Directive |
Everything from the first line down to the line containing "in range(1, 19)]" is to be retyped exactly, both ends included, with pictures left out.
#### Recorded information
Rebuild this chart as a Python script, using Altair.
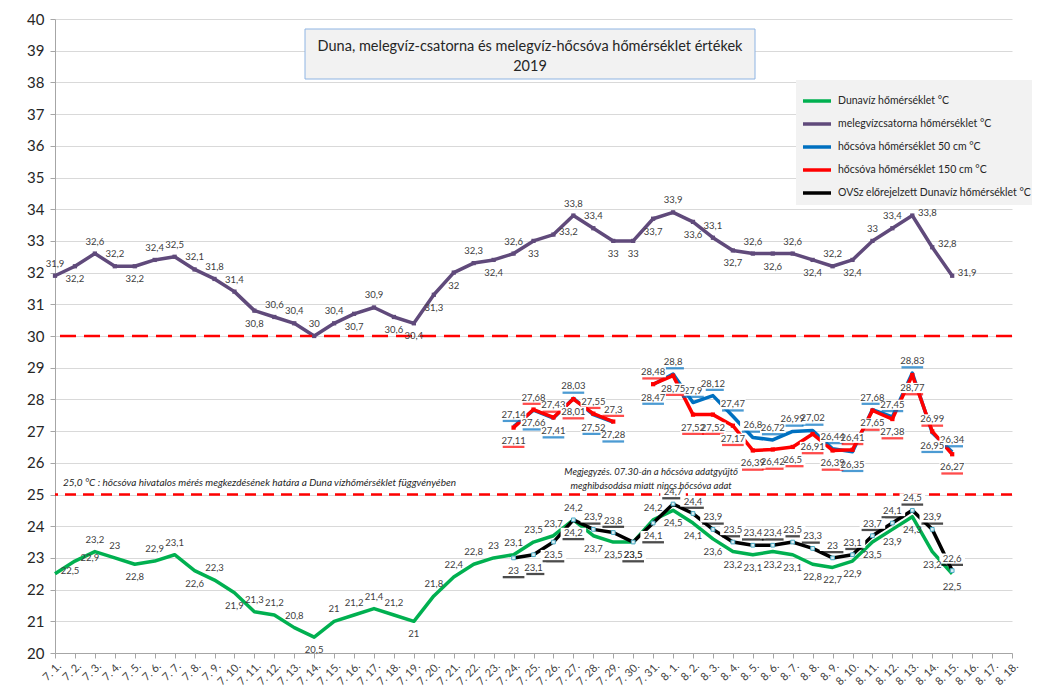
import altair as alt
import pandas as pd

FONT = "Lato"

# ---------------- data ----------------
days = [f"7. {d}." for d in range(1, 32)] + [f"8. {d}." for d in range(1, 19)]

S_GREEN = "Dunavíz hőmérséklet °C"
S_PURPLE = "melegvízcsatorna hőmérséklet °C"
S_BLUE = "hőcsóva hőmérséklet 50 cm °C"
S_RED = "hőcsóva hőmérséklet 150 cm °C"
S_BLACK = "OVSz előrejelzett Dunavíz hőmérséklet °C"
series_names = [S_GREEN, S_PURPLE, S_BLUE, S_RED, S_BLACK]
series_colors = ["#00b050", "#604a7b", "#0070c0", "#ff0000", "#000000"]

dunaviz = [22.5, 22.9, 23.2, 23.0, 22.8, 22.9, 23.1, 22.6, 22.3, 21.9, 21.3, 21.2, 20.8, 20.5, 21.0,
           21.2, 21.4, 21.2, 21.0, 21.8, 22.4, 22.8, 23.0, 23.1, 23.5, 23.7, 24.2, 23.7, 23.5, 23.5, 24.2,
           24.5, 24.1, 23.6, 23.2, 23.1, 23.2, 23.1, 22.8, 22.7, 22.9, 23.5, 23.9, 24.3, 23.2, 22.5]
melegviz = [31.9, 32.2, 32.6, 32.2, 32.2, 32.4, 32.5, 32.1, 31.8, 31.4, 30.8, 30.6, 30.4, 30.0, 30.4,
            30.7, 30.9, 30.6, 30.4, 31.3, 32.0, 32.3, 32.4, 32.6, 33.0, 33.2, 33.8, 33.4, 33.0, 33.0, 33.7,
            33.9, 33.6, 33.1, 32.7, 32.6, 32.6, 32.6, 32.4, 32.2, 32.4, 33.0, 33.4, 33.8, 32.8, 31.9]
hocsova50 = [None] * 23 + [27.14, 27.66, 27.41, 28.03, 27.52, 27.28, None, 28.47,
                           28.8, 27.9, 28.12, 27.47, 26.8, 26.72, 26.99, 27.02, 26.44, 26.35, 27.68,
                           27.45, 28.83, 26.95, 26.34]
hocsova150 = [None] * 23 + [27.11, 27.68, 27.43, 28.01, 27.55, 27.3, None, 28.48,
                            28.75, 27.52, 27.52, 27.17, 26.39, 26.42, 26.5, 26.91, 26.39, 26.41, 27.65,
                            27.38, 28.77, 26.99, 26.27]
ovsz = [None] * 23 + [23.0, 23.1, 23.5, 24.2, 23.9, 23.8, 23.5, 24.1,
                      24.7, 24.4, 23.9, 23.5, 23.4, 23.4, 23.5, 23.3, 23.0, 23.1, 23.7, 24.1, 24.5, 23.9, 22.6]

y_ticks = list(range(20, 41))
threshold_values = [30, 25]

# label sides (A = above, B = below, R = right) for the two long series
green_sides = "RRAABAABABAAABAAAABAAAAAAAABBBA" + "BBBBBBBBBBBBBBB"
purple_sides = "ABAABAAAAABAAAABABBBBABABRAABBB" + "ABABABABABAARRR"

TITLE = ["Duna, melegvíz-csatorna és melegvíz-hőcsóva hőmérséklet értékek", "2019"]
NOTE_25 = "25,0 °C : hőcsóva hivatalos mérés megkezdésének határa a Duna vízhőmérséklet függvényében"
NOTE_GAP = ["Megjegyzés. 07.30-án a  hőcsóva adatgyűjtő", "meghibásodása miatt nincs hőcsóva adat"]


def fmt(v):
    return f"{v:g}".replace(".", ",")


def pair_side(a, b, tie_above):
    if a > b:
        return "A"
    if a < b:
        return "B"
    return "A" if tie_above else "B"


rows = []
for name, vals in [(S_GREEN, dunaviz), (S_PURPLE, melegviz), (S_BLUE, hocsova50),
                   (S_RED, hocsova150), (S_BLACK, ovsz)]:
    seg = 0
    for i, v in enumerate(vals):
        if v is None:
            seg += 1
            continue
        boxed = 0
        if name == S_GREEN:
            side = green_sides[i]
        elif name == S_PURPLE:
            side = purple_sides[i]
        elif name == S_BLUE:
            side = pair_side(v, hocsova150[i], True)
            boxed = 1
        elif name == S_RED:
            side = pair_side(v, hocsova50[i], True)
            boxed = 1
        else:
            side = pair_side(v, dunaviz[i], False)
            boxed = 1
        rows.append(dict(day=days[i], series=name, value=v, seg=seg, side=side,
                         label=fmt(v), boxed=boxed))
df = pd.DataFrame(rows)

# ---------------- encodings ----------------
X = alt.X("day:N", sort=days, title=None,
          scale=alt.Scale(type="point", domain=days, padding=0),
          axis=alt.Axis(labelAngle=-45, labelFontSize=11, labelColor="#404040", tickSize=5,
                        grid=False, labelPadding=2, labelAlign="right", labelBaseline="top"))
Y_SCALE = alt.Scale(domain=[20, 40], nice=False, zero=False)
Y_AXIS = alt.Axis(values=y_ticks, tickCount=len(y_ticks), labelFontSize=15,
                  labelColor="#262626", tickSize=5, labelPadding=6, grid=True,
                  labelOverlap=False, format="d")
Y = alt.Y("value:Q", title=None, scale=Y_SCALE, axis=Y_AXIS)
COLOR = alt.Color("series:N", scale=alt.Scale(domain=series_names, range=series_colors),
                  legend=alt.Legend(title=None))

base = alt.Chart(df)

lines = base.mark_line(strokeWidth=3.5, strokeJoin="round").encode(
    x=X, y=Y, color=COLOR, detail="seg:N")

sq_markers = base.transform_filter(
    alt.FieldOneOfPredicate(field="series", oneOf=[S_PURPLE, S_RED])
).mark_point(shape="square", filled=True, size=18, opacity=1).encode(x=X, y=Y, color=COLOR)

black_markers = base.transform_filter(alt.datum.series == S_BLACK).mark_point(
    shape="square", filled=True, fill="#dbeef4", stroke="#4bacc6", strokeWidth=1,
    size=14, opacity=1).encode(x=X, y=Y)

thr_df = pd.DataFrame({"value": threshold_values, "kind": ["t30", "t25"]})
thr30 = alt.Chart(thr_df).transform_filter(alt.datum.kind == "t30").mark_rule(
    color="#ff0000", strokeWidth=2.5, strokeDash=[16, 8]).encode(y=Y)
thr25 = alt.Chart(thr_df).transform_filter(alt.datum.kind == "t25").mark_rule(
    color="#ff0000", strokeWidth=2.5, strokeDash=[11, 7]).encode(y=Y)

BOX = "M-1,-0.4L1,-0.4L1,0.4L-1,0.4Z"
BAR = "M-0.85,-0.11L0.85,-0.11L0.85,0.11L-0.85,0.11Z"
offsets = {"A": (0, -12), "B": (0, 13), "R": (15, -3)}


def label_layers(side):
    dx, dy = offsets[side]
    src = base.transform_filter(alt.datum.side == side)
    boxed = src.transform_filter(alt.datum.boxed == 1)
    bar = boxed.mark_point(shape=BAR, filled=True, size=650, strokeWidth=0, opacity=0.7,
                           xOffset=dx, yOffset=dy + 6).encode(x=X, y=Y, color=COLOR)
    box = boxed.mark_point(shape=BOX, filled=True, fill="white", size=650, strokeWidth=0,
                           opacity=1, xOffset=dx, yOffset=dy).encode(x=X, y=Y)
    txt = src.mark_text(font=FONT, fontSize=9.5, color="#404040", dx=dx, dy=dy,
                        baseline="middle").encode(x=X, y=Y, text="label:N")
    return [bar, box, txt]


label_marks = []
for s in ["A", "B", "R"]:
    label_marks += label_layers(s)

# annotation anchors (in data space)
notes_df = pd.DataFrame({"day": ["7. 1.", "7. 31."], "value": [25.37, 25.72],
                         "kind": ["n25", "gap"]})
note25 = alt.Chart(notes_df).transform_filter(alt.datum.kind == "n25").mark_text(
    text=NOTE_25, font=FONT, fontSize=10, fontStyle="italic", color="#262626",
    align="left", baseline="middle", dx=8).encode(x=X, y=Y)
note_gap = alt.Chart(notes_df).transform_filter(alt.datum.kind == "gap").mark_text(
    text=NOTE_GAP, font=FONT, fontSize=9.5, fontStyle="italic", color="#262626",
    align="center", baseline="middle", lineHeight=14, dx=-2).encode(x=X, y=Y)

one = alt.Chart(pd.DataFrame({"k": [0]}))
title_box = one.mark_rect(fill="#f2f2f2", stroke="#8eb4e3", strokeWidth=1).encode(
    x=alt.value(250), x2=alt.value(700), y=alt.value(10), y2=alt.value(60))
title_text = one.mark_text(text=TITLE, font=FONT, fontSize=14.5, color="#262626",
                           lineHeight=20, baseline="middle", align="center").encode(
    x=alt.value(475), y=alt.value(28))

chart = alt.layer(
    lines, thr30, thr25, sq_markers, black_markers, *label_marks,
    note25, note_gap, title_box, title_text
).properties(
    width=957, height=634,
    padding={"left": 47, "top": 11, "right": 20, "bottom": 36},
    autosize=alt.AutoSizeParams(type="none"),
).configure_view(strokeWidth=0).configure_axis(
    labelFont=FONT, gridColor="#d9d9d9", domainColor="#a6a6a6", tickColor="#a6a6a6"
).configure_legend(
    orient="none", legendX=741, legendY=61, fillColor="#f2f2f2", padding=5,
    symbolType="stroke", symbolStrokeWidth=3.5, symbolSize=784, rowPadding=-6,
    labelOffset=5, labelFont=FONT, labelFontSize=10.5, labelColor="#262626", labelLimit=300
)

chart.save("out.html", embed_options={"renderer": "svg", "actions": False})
########
Exercise result |
Rebuild this chart as a Python script, using Altair.
import altair as alt
import pandas as pd

FONT = "Lato"

# ---------------- data ----------------
days = [f"7. {d}." for d in range(1, 32)] + [f"8. {d}." for d in range(1, 19)]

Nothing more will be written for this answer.